■ **The data**:
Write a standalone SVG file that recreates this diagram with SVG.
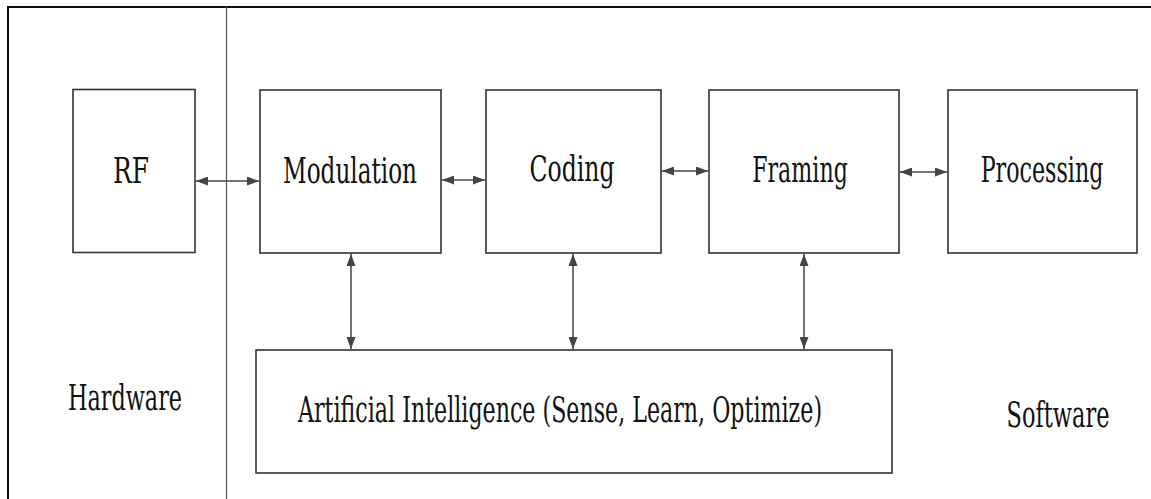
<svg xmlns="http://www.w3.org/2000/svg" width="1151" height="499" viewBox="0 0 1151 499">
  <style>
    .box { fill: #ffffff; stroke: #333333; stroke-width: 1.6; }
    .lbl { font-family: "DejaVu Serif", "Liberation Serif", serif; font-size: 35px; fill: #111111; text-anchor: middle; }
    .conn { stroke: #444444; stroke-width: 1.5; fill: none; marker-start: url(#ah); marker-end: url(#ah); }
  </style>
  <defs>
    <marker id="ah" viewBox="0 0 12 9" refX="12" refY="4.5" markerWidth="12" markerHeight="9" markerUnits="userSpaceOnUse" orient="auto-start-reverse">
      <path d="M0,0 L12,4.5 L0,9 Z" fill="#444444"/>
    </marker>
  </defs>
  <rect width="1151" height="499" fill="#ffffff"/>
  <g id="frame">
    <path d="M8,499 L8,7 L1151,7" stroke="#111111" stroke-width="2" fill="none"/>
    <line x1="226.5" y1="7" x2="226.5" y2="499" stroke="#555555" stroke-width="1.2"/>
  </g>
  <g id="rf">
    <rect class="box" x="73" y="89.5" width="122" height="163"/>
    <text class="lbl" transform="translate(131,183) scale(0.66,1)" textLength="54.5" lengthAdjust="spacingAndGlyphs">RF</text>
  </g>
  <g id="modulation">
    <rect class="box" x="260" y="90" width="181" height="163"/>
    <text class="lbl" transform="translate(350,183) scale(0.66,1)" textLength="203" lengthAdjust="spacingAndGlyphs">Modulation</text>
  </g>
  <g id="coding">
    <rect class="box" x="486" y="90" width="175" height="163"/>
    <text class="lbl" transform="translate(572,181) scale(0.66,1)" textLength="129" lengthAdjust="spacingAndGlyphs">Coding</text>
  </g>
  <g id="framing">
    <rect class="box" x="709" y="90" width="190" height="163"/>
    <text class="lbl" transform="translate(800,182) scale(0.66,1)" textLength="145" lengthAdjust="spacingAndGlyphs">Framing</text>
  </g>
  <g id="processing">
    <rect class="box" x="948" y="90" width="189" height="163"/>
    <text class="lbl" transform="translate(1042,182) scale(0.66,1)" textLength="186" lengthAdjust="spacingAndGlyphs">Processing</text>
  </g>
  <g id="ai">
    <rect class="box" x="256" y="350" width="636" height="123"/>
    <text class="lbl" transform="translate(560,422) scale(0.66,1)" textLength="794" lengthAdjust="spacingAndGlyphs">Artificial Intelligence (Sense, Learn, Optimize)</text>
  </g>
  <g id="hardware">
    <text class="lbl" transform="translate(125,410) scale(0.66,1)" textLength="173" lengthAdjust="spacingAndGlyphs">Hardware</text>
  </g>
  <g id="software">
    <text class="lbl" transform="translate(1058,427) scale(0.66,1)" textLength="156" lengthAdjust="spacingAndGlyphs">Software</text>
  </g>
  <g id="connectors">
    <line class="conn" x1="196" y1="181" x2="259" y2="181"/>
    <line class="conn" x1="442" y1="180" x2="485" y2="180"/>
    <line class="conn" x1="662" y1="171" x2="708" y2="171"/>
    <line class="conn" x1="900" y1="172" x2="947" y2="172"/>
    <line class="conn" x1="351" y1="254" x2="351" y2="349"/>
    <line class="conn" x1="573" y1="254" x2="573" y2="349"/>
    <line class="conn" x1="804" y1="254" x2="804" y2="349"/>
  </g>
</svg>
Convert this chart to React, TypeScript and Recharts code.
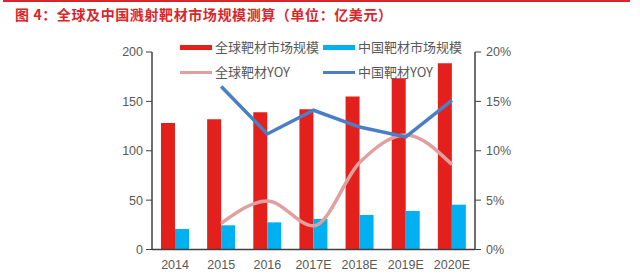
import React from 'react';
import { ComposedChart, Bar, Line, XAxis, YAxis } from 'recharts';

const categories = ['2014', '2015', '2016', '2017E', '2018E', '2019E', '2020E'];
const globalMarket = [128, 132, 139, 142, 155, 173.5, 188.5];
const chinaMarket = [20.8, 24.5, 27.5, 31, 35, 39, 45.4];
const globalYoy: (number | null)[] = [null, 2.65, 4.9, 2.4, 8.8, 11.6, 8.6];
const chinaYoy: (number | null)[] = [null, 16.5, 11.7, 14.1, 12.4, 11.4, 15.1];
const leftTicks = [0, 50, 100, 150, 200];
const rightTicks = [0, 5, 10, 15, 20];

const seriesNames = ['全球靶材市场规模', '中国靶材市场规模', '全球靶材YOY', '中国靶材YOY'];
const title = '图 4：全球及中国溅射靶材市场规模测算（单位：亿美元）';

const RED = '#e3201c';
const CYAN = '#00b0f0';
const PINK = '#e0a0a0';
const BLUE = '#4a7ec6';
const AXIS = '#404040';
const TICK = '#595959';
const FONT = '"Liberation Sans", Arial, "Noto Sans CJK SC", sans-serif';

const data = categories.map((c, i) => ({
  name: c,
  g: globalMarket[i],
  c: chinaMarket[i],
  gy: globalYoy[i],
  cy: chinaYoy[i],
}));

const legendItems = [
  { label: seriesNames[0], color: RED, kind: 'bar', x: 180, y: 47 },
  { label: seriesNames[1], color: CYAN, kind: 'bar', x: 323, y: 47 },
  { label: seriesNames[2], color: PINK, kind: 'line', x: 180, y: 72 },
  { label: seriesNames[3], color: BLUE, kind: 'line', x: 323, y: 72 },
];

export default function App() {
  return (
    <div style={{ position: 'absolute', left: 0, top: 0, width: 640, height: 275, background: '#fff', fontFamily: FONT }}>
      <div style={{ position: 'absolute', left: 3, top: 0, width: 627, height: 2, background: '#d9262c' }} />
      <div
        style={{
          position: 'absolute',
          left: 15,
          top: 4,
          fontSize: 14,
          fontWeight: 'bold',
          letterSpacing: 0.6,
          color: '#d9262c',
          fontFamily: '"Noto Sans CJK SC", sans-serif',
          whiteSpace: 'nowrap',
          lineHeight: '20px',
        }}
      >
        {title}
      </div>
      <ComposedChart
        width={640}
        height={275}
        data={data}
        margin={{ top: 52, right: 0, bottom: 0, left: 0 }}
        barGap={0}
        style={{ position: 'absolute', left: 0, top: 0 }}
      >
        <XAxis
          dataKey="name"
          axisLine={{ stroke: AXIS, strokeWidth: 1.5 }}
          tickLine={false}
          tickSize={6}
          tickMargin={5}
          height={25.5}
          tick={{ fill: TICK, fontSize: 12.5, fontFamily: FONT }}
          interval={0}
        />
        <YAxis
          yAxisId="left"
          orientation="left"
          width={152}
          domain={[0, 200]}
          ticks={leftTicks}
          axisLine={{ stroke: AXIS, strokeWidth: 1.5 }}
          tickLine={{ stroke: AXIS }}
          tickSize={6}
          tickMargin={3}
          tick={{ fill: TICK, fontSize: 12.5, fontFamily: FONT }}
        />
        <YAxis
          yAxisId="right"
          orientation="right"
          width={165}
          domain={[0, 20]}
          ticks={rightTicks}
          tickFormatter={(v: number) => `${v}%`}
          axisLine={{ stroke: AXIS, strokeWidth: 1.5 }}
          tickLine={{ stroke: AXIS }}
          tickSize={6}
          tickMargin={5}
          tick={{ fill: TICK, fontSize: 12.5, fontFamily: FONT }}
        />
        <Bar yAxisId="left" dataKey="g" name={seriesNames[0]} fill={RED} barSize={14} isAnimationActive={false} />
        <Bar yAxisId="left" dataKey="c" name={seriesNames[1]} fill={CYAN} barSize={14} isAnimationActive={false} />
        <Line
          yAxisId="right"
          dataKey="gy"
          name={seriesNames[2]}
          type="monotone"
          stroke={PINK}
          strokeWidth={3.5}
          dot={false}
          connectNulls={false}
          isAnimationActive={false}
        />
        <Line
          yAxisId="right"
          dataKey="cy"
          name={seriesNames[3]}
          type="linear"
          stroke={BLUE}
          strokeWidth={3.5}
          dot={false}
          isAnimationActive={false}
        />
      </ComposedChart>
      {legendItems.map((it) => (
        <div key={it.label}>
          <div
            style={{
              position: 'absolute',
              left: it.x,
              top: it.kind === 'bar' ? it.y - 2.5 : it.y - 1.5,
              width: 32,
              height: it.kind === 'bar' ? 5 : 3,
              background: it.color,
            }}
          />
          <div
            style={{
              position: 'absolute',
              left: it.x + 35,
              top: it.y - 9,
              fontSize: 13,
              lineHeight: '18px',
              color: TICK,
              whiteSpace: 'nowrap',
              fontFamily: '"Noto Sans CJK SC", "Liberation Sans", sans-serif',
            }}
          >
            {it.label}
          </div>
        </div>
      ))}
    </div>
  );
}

■ **Requirement**:
Take out nothing but the lines from the one containing "Convert this chart" to the one containing "const rightTicks = [0, 5, 10, 15, 20];", inclusive, retyped exactly. Drop the pictures.

■ **Solution**:
Convert this chart to React, TypeScript and Recharts code.
import React from 'react';
import { ComposedChart, Bar, Line, XAxis, YAxis } from 'recharts';

const categories = ['2014', '2015', '2016', '2017E', '2018E', '2019E', '2020E'];
const globalMarket = [128, 132, 139, 142, 155, 173.5, 188.5];
const chinaMarket = [20.8, 24.5, 27.5, 31, 35, 39, 45.4];
const globalYoy: (number | null)[] = [null, 2.65, 4.9, 2.4, 8.8, 11.6, 8.6];
const chinaYoy: (number | null)[] = [null, 16.5, 11.7, 14.1, 12.4, 11.4, 15.1];
const leftTicks = [0, 50, 100, 150, 200];
const rightTicks = [0, 5, 10, 15, 20];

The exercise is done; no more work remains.